(Rows from a dataset of charts and code)
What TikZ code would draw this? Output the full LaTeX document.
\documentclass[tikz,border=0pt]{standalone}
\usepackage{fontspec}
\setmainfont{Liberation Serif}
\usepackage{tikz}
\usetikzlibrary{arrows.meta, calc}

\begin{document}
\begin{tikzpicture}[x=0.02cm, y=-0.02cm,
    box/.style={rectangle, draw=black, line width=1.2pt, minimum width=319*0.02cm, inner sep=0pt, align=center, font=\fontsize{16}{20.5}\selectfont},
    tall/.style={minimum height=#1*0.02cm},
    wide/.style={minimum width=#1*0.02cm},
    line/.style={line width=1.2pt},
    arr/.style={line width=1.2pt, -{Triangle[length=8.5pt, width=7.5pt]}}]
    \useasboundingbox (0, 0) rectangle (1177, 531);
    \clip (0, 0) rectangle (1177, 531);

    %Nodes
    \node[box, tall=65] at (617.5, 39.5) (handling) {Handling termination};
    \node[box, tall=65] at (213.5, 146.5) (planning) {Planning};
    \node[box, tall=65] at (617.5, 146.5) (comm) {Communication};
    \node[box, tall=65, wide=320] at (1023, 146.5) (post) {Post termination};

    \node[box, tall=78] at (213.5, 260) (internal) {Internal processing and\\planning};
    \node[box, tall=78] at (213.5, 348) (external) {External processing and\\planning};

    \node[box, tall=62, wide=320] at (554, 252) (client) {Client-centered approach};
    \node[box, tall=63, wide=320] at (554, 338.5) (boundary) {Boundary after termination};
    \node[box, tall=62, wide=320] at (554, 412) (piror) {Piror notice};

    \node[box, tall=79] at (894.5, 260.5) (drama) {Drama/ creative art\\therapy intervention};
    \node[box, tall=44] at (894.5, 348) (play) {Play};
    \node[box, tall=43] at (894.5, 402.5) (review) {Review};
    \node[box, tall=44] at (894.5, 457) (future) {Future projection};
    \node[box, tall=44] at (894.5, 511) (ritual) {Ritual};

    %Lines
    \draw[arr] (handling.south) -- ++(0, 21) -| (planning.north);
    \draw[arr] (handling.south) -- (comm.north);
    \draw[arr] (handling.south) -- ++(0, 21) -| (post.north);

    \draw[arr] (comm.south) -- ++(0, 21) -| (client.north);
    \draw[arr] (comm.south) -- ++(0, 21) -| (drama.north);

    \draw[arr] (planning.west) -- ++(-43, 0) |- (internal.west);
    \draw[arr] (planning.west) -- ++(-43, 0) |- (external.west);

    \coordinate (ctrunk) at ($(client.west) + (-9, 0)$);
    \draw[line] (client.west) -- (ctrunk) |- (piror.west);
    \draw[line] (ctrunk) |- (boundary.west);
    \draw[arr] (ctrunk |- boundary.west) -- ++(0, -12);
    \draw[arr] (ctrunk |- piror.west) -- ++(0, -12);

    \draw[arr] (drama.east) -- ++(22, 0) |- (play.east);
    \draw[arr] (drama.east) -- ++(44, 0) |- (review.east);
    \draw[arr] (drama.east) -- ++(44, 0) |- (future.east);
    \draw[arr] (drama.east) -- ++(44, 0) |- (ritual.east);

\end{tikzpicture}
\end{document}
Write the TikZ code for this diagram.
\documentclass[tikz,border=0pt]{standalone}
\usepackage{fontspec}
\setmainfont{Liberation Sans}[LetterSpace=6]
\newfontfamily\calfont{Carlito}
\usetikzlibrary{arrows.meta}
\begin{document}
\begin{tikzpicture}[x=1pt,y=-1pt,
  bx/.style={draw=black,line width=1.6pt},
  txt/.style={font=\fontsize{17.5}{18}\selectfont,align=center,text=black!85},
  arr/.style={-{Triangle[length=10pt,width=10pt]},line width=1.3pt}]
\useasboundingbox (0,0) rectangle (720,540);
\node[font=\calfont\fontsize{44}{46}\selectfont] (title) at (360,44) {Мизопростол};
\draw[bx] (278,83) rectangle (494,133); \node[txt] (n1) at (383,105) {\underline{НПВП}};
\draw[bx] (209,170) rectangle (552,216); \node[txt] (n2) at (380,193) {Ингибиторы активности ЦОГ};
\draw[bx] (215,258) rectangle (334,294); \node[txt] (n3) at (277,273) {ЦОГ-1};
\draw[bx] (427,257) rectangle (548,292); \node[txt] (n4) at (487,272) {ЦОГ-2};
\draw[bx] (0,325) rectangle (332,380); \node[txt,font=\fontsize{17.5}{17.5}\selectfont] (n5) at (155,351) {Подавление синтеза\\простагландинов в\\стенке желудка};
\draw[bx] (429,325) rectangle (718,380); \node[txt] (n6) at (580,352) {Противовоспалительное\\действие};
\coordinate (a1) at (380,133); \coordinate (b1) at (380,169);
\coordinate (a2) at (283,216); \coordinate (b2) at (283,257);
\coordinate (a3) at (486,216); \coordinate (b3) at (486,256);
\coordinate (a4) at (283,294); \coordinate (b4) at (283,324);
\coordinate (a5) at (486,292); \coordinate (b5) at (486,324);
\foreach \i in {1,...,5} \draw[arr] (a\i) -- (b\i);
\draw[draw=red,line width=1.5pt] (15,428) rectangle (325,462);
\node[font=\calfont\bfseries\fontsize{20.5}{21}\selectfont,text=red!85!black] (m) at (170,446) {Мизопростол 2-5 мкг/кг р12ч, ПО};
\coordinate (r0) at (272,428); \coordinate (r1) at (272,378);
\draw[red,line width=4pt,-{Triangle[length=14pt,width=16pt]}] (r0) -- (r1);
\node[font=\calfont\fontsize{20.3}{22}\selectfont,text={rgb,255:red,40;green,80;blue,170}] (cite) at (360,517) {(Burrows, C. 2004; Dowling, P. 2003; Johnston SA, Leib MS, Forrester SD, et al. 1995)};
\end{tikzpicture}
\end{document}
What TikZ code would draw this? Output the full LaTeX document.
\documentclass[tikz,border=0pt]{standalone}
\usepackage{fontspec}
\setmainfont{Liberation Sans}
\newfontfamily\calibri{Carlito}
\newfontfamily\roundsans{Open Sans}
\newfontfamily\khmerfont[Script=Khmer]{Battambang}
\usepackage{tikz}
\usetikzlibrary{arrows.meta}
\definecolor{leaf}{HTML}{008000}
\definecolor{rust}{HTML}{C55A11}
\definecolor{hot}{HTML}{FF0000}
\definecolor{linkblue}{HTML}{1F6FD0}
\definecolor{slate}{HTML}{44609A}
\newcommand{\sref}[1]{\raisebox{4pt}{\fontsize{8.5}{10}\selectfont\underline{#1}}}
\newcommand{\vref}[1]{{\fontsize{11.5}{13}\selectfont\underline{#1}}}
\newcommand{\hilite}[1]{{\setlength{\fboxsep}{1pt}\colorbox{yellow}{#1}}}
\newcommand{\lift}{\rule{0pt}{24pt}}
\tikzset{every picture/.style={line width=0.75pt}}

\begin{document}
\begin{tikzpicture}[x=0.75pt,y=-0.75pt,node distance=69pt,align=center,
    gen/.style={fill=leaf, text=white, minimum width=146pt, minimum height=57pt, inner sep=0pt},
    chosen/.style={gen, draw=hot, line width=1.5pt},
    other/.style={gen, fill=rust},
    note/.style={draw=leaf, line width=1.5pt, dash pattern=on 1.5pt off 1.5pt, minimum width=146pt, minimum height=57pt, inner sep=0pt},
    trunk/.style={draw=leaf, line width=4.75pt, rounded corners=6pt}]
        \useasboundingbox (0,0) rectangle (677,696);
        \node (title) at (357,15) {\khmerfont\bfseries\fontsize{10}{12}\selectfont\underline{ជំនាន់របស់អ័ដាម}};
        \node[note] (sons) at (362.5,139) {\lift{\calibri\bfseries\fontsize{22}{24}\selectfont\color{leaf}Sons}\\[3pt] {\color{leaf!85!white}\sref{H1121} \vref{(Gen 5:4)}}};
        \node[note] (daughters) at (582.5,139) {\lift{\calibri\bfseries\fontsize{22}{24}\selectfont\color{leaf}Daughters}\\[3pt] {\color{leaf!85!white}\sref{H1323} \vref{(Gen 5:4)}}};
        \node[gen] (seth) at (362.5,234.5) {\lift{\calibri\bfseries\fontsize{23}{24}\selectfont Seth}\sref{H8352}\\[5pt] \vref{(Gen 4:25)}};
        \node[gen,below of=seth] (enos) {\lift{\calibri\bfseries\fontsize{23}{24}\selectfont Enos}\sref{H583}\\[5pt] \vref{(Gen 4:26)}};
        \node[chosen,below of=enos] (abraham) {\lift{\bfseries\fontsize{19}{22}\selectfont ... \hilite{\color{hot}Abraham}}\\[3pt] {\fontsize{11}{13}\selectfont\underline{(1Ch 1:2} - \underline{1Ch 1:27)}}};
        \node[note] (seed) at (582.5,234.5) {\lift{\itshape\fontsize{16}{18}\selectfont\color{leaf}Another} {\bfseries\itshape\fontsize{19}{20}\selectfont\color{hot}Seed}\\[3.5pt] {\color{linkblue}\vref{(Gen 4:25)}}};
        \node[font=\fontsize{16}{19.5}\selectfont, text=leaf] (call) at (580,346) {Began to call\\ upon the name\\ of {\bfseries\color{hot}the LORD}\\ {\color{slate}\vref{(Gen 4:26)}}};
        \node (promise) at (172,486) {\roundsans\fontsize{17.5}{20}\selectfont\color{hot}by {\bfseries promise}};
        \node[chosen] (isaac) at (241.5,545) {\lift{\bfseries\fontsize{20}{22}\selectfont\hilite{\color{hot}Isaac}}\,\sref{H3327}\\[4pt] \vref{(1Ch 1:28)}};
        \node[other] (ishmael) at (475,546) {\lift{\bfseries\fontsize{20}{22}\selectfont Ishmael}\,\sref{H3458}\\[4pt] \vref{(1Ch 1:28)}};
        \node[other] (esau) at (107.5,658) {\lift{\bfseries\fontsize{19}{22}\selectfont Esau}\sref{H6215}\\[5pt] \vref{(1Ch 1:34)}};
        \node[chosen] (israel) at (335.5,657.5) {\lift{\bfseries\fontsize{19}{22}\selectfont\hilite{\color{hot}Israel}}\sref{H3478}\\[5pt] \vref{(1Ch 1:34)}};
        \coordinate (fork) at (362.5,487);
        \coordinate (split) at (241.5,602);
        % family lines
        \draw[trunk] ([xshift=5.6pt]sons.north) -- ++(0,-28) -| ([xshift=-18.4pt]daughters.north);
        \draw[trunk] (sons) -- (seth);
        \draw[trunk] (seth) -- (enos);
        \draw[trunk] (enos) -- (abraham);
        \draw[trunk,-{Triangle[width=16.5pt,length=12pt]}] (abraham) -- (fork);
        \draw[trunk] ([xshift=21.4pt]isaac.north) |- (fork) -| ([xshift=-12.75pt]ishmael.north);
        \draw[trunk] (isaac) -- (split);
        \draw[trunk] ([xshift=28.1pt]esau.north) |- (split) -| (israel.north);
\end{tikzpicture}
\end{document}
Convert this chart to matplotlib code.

- _Work required_
Every line from the first entry to the line containing "at (554, 412)" should be transcribed exactly, and nothing beyond it.

- _Complete output_
What TikZ code would draw this? Output the full LaTeX document.
\documentclass[tikz,border=0pt]{standalone}
\usepackage{fontspec}
\setmainfont{Liberation Serif}
\usepackage{tikz}
\usetikzlibrary{arrows.meta, calc}

\begin{document}
\begin{tikzpicture}[x=0.02cm, y=-0.02cm,
    box/.style={rectangle, draw=black, line width=1.2pt, minimum width=319*0.02cm, inner sep=0pt, align=center, font=\fontsize{16}{20.5}\selectfont},
    tall/.style={minimum height=#1*0.02cm},
    wide/.style={minimum width=#1*0.02cm},
    line/.style={line width=1.2pt},
    arr/.style={line width=1.2pt, -{Triangle[length=8.5pt, width=7.5pt]}}]
    \useasboundingbox (0, 0) rectangle (1177, 531);
    \clip (0, 0) rectangle (1177, 531);

    %Nodes
    \node[box, tall=65] at (617.5, 39.5) (handling) {Handling termination};
    \node[box, tall=65] at (213.5, 146.5) (planning) {Planning};
    \node[box, tall=65] at (617.5, 146.5) (comm) {Communication};
    \node[box, tall=65, wide=320] at (1023, 146.5) (post) {Post termination};

    \node[box, tall=78] at (213.5, 260) (internal) {Internal processing and\\planning};
    \node[box, tall=78] at (213.5, 348) (external) {External processing and\\planning};

    \node[box, tall=62, wide=320] at (554, 252) (client) {Client-centered approach};
    \node[box, tall=63, wide=320] at (554, 338.5) (boundary) {Boundary after termination};
    \node[box, tall=62, wide=320] at (554, 412) (piror) {Piror notice};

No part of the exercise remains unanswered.